Possible Outcomes The summit is not likely to go into detail on all these points. Instead, there are six plausible options available to the parties at Camp David:
•Lions and lambs accord--full end of conflict and end of claims. This is very difficult to achieve, and would in any case require considerable negotiation on how to execute and implement the accord. The agreement could be reached only through unprecedented concessions from Arafat on every one of the Palestinian red lines, whereas to date, the Palestinians have made no concessions since entering this process in 1993 (they have deferred issues, but never conceded on them). This is the best option for Barak.
•Everything but Jerusalem accord. This has been Haim Ramon's favored approach. It is not known if Barak would be interested because it would leave the conflict open with few Israeli bargaining chips remaining.
•A well-packaged, new interim accord. This possibility envisions progress on some issues-certainly not all-and requires lesser Israeli concessions for lesser Israeli gains. It is an agreement that does not force any of the parties to give up so many chips that they have nothing left to bargain with next time. This is not a bad option for Arafat because it would lead to a very circumscribed Palestinian state.
•An agreement on coordinated unilateralism. This option suggests Palestinian statehood in the areas the PA already controls (zones A and B) plus the zone it would gain in a third further redeployment (FRD). This is the second best option for Barak, but it is problematic for Arafat.
•Breakdown and uncoordinated unilateralism. This option could lead to confrontation and violence, the end of which would never be clear, and is not good for either party.
•Rolling summit-adjourn and reconvene in several weeks time. This would open the leaders to intense domestic pressure and probably force them to backtrack. This is a bad idea.
What to Look For The key to closing at Camp David is getting Arafat to accept a generous and reasonable Israeli offer. Accomplishing this will require the wielding of sticks and carrots, a tactic U.S. president Bill Clinton has not employed before. The first step is to sweeten the offer, largely through U.S. assistance, which will require bringing Congress on board. Palestinians have spoken of $40 billion going just to them; others have mentioned figures as high as $100 billion, stretched over twenty years, given in aid to everyone involved (Israel, the PA, Jordan, etc.); this figure is similar to what has been spent in the last twenty years since the Camp David Accords. The second key factor will be sketching such a nightmarish alternative future that Arafat is left no logical option other than saying yes to an agreement. The greatest obstacle is the complete lack of chemistry between Arafat and Barak: if they are forced together too much, there is no deal. This agreement is really Clinton's to make. Except for the domestic political cost involved in pressing Israel too much (the Gore-Hillary factor), Clinton faces no downside in trying but failing. But there is a real upside in succeeding, perhaps the best thing this negotiation has going for it.
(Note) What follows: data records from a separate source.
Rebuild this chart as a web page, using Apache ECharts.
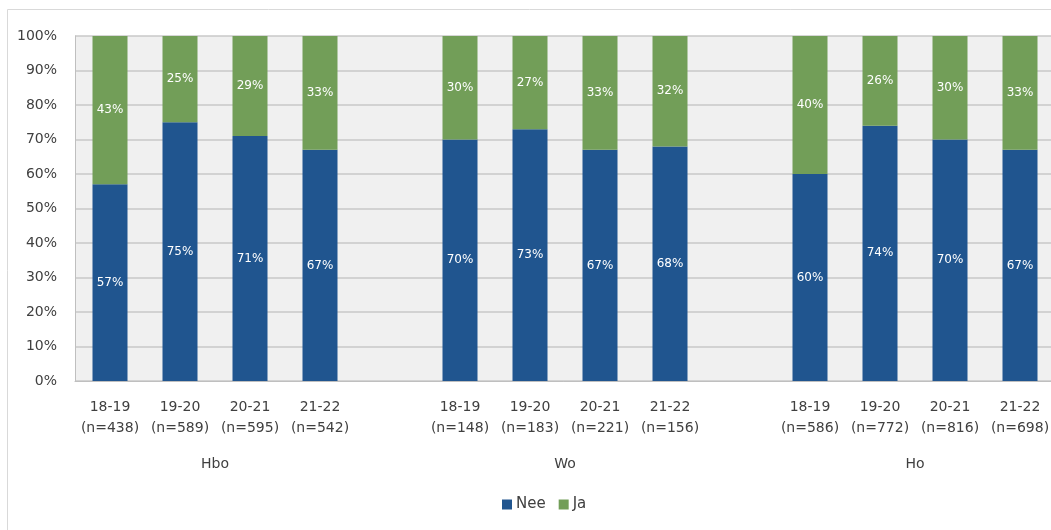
<!DOCTYPE html>
<html>
<head>
<meta charset="utf-8">
<script src="https://cdn.jsdelivr.net/npm/echarts@6/dist/echarts.min.js"></script>
<style>html,body{margin:0;padding:0;background:#fff}#c{width:1051px;height:530px}</style>
</head>
<body>
<div id="c"></div>
<script>
const categories = ['18-19\n(n=438)','19-20\n(n=589)','20-21\n(n=595)','21-22\n(n=542)','',
  '18-19\n(n=148)','19-20\n(n=183)','20-21\n(n=221)','21-22\n(n=156)','',
  '18-19\n(n=586)','19-20\n(n=772)','20-21\n(n=816)','21-22\n(n=698)'];
const neeValues = [57,75,71,67,null,70,73,67,68,null,60,74,70,67];
const jaValues  = [43,25,29,33,null,30,27,33,32,null,40,26,30,33];
const groupLabels = ['','','Hbo','','','','','Wo','','','','','Ho','',''];
const yTicks = [0,10,20,30,40,50,60,70,80,90,100];

const FONT = 'DejaVu Sans';
const TXT = '#404040';
const chart = echarts.init(document.getElementById('c'), null, {renderer:'canvas'});
chart.setOption({
  animation:false,
  textStyle:{fontFamily:FONT},
  graphic:[{type:'rect', silent:true, z:-10,
    shape:{x:7.5,y:9.5,width:1100,height:600},
    style:{fill:'none',stroke:'#d9d9d9',lineWidth:1}}],
  grid:{left:75, top:36, right:-4, bottom:149, show:true, backgroundColor:'#f0f0f0', borderWidth:0,
    outerBoundsMode:'none', containLabel:false},
  legend:{bottom:13, left:497, itemWidth:10, itemHeight:10, itemGap:13, icon:'rect',
    textStyle:{fontFamily:FONT, fontSize:15, color:TXT, padding:[0,0,0,-1]},
    data:['Nee','Ja']},
  xAxis:[{
    type:'category', data:categories,
    axisLine:{show:true, lineStyle:{color:'#bfbfbf', width:1}},
    axisTick:{show:false},
    axisLabel:{interval:0, fontFamily:FONT, fontSize:14, color:TXT, lineHeight:21, margin:16}
  },{
    type:'category', data:groupLabels, boundaryGap:false, position:'bottom',
    axisLine:{show:false}, axisTick:{show:false}, splitLine:{show:false},
    axisLabel:{interval:0, fontFamily:FONT, fontSize:14, color:TXT, lineHeight:21, margin:73}
  }],
  yAxis:{
    type:'value', min:0, max:100, interval:10,
    axisLine:{show:true, lineStyle:{color:'#bfbfbf'}},
    axisTick:{show:false},
    splitLine:{lineStyle:{color:'#c8c8c8', width:1.5}},
    axisLabel:{fontFamily:FONT, fontSize:14, color:TXT, margin:18,
      formatter:v => yTicks.includes(v) ? v + '%' : ''}
  },
  series:[{
    name:'Nee', type:'bar', stack:'t', data:neeValues, barWidth:'50%',
    itemStyle:{color:'#20558f'},
    label:{show:true, position:'inside', color:'#fff', fontFamily:FONT, fontSize:12, formatter:'{c}%'}
  },{
    name:'Ja', type:'bar', stack:'t', data:jaValues, barWidth:'50%',
    itemStyle:{color:'#729e58'},
    label:{show:true, position:'inside', color:'#fff', fontFamily:FONT, fontSize:12, formatter:'{c}%'}
  }]
});
</script>
</body>
</html>
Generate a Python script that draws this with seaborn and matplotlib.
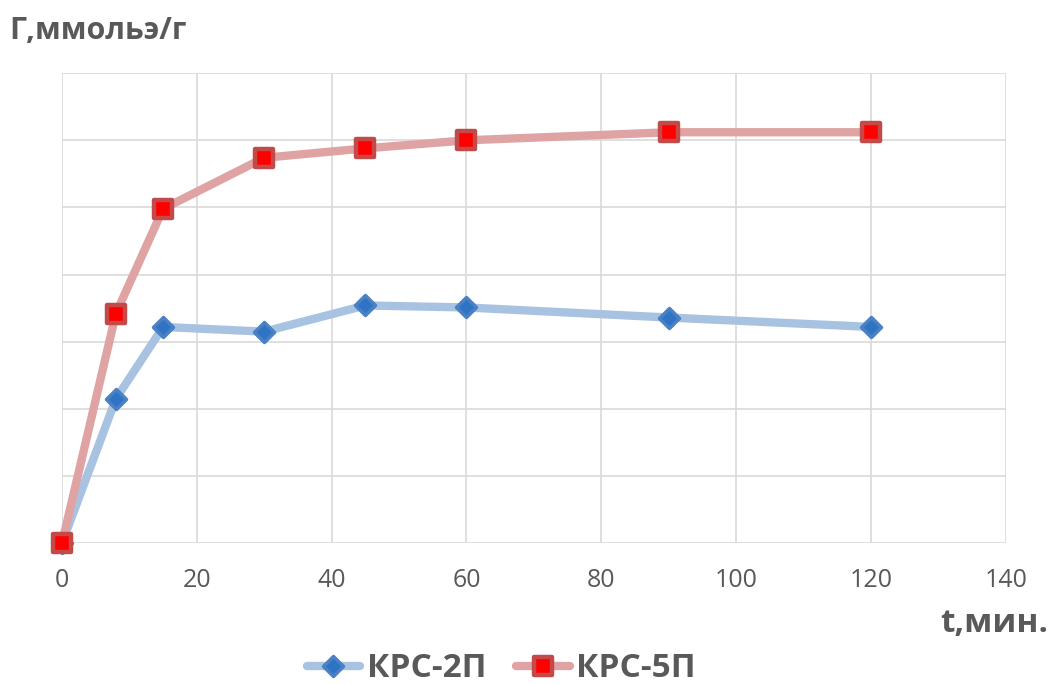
import matplotlib
matplotlib.use("Agg")
import matplotlib.pyplot as plt
from matplotlib.markers import MarkerStyle
import seaborn as sns
import pandas as pd

# Sorption kinetics: time (min) vs exchange capacity
time_min = [0, 8, 15, 30, 45, 60, 90, 120]
krs_2p = [0.0, 2.15, 3.22, 3.15, 3.54, 3.51, 3.36, 3.22]
krs_5p = [0.0, 3.42, 4.98, 5.74, 5.88, 6.00, 6.12, 6.12]
series_names = ["КРС-2П", "КРС-5П"]
x_ticks = [0, 20, 40, 60, 80, 100, 120, 140]

sns.set_theme(style="white")
plt.rcParams["font.family"] = ["Open Sans", "DejaVu Sans"]

fig = plt.figure(figsize=(10.51, 6.84), dpi=100)
ax = fig.add_axes([0.059, 0.206, 0.898, 0.687])

df2 = pd.DataFrame({"t": time_min, "v": krs_2p})
df5 = pd.DataFrame({"t": time_min, "v": krs_5p})

sns.lineplot(data=df2, x="t", y="v", ax=ax, label=series_names[0],
             color="#a8c2e2", linewidth=6,
             marker=MarkerStyle("D", joinstyle="round"), markersize=10.5,
             markerfacecolor="#2f73c4", markeredgecolor="#4a80c4",
             markeredgewidth=2.5, zorder=3, clip_on=False)
sns.lineplot(data=df5, x="t", y="v", ax=ax, label=series_names[1],
             color="#dfa3a3", linewidth=6,
             marker=MarkerStyle("s", joinstyle="round"), markersize=13,
             markerfacecolor="#ff0000", markeredgecolor="#c44a4a",
             markeredgewidth=3.2, zorder=4, clip_on=False)

ax.set_xlim(0, 140)
ax.set_ylim(0, 7)
ax.set_xticks(x_ticks)
ax.set_yticks(range(0, 8))
ax.set_yticklabels([])
ax.tick_params(axis="x", labelsize=18, colors="#595959", length=0, pad=18)
ax.tick_params(axis="y", length=0)
ax.grid(True, color="#d9d9d9", linewidth=1.2)
for s in ax.spines.values():
    s.set_visible(False)
ax.set_xlabel("")
ax.set_ylabel("")

fig.text(0.009, 0.955, "Г,ммольэ/г", fontsize=22, fontweight="bold",
         color="#595959", ha="left", va="center")
fig.text(0.997, 0.088, "t,мин.", fontsize=24, fontweight="bold",
         color="#595959", ha="right", va="center")

leg = ax.legend(loc="center", bbox_to_anchor=(0.477, 0.022),
                bbox_transform=fig.transFigure, ncol=2, frameon=False,
                prop={"size": 24, "weight": "bold"}, handlelength=1.6,
                columnspacing=0.9, handletextpad=0.2)
for t in leg.get_texts():
    t.set_color("#595959")

fig.savefig("out.png", dpi=100)
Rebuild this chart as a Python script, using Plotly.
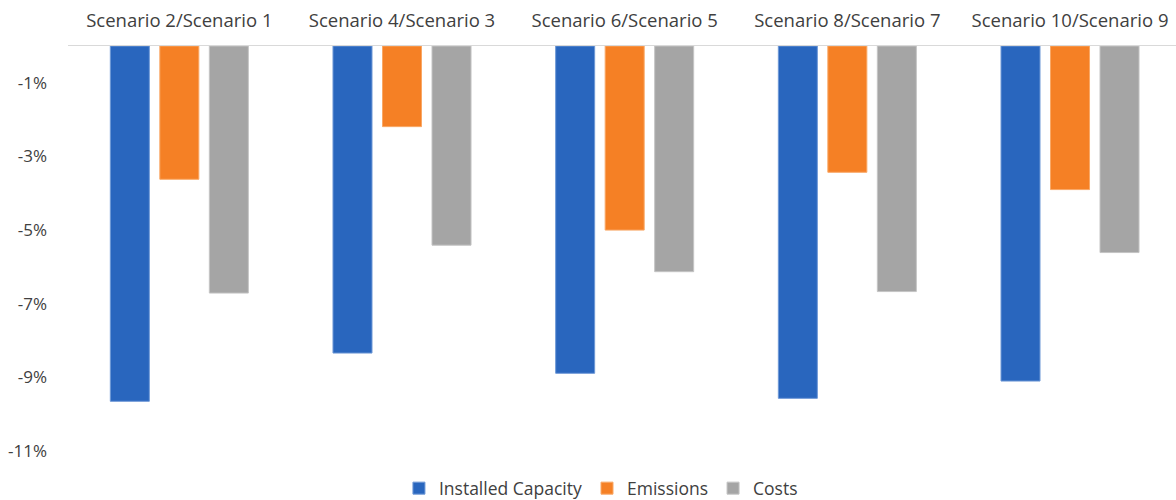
import plotly.graph_objects as go

categories = ["Scenario 2/Scenario 1", "Scenario 4/Scenario 3", "Scenario 6/Scenario 5",
              "Scenario 8/Scenario 7", "Scenario 10/Scenario 9"]
installed_capacity = [-9.65, -8.34, -8.89, -9.57, -9.10]
emissions = [-3.62, -2.19, -5.00, -3.43, -3.90]
costs = [-6.71, -5.41, -6.13, -6.67, -5.61]

y_ticks = [-11, -9, -7, -5, -3, -1]
y_tick_labels = ["-11%", "-9%", "-7%", "-5%", "-3%", "-1%"]

series = [
    ("Installed Capacity", installed_capacity, "#2966BE", "#6E98D6"),
    ("Emissions", emissions, "#F58025", "#F9A866"),
    ("Costs", costs, "#A5A5A5", "#C4C4C4"),
]

text_color = "#404040"
font_family = "Open Sans, Liberation Sans, Arial, sans-serif"

fig = go.Figure()
for name, vals, color, edge in series:
    fig.add_trace(go.Bar(
        name=name, x=categories, y=vals,
        marker=dict(color=color, line=dict(color=edge, width=1)),
    ))

fig.update_layout(
    width=1176, height=500,
    margin=dict(l=68, r=0, t=46, b=49, autoexpand=False),
    paper_bgcolor="white", plot_bgcolor="white",
    barmode="group", bargap=0.333, bargroupgap=0.212,
    font=dict(family=font_family, size=17, color=text_color),
    showlegend=True,
    legend=dict(orientation="h", x=0.481, xanchor="center", y=-0.092, yanchor="middle",
                font=dict(size=17.5, color=text_color), itemwidth=30,
                traceorder="normal"),
)

fig.update_xaxes(
    side="top", range=[-0.5, 4.476],
    showline=True, linecolor="#D9D9D9", linewidth=1,
    showgrid=False, zeroline=False, ticks="",
    tickfont=dict(size=18.5, color=text_color),
    ticklabelstandoff=11,
)
fig.update_yaxes(
    range=[-11, 0], tickvals=y_ticks, ticktext=y_tick_labels,
    showgrid=False, zeroline=False, showline=False, ticks="",
    tickfont=dict(size=17, color=text_color),
    ticklabelstandoff=20,
)

fig.write_html("out.html")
When all is said and done, we are witnessing the end of the Madrid-Oslo era and the birth of the Palestinian state. This is all part of the evolving set of Arab-Israeli relationships—not a black and white world of peace or conflict, but a continuum, wherein some of Israel's relations with its Arab neighbors remain conflictual, others competitive, and still others cooperative. As for the Palestinians, the relationship will probably always have elements of all three.